Lifecore Biomedical Inc., a Chaska maker of sterile injectable pharmaceutical products, is exploring strategic alternatives after warning of "substantial doubt about the company's ability to continue as a going concern."
Options include the sale of the company and further debt or equity financing, the company said in a late Thursday announcement.
The company lost more than two-thirds of its market value on Friday. Its stock plummeted 67.3% for the day in response to the company's announcement.
The company faces declining revenue. In a statement, Lifecore CEO James Hall said Lifecore is saddled with "near-term challenges ... with its current capital structure."
Five months ago, its California-based owner Landec Corp. renamed itself and relocated to Minnesota, where the company has a long history.

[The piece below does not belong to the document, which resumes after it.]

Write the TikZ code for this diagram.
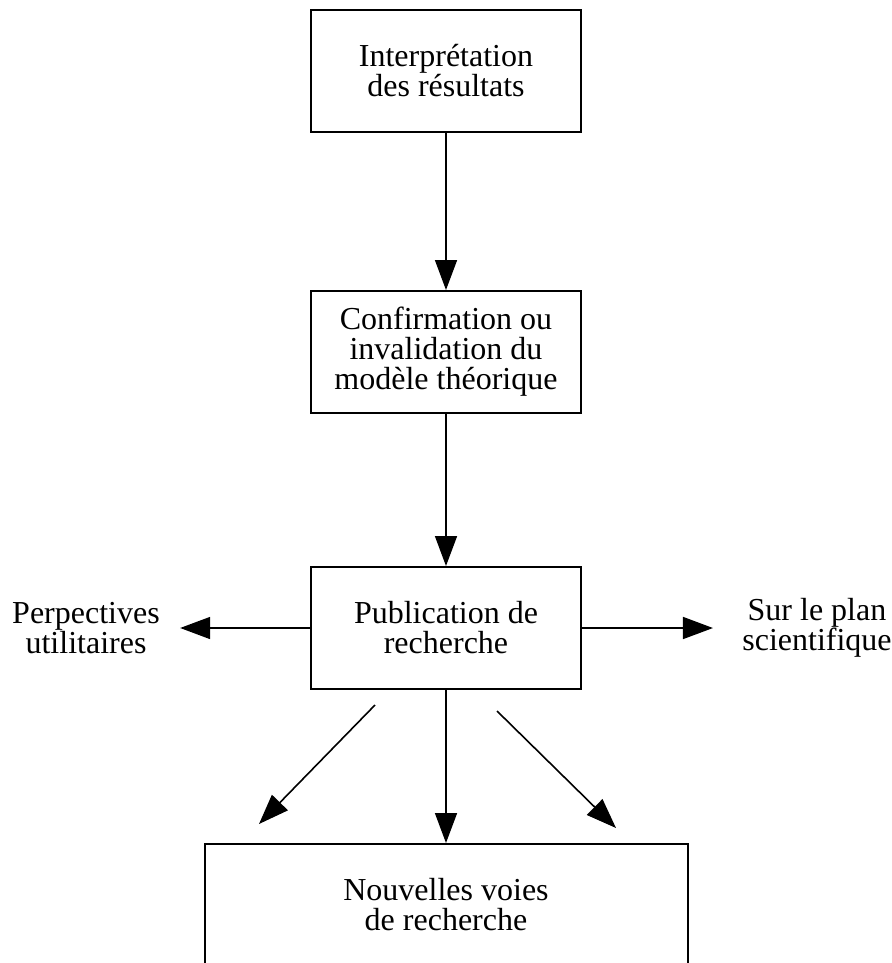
\documentclass[tikz,border=0pt]{standalone}
\usepackage{fontspec}
\setmainfont{Liberation Serif}
\usetikzlibrary{arrows.meta}

\begin{document}
\begin{tikzpicture}[x=0.5pt,y=-0.5pt,
	box/.style={draw,line width=1pt,minimum width=135pt,minimum height=61pt,align=center,inner sep=0pt,font=\fontsize{16}{15}\selectfont},
	lbl/.style={align=center,inner sep=0pt,font=\fontsize{16}{15}\selectfont},
	fl/.style={-{Triangle[width=11pt,length=15pt]},line width=0.8pt}]
	\useasboundingbox (0,0) rectangle (891,963);
	\node[box] (interp) at (446,71) {Interprétation\\des résultats};
	\node[box] (confirm) at (446,352) {Confirmation ou\\invalidation du\\modèle théorique};
	\node[box] (public) at (446,628) {Publication de\\recherche};
	\node[box,minimum width=241.5pt] (voies) at (446,905) {Nouvelles voies\\de recherche};
	\node[lbl] (persp) at (86,628) {Perpectives\\utilitaires};
	\node[lbl] (scient) at (817,628) {Sur le plan\\scientifique};
	\coordinate (g1) at (375,705);
	\coordinate (g2) at (259,824);
	\coordinate (d1) at (497,711);
	\coordinate (d2) at (616,828);
	\draw[fl] (interp) -- (confirm);
	\draw[fl] (confirm) -- (public);
	\draw[fl,shorten >=10pt] (public) -- (persp);
	\draw[fl,shorten >=14.5pt] (public) -- (scient);
	\draw[fl] (public) -- (voies);
	\draw[fl] (g1) -- (g2);
	\draw[fl] (d1) -- (d2);
\end{tikzpicture}
\end{document}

Lifecore said that it would start the strategic review process after trying to obtain forbearance agreements — temporary postponement of loan payments — from its lenders.
The company on Thursday also reported second quarter fiscal 2023 results, which showed a net loss of $12.4 million on revenue of $38.8 million. In the same period of fiscal 2022, the company made $4.2 million on revenue of $43.5 million.
Those overall results include sales from Landec's Curation Foods business, which Lifecore is in the process of divesting. The core Lifecore operations saw a second quarter revenue drop of 13%.
Lifecore held an earnings conference call on Friday morning but ended it without taking any questions from analysts. The company also withdrew its previously announced guidance for its full fiscal year 2023.
Lifecore retained Morgan Stanley & Co. LLC as its financial adviser for evaluating options. In a statement, the company said that it had not set a timetable for completing its strategic review process and would have no further comment.
Lifecore began in 1965 as Diagnostic Inc. and had previously been a Minnesota-based, publicly traded company. In 2008, a private equity group bought the company, and Landec acquired it in 2010.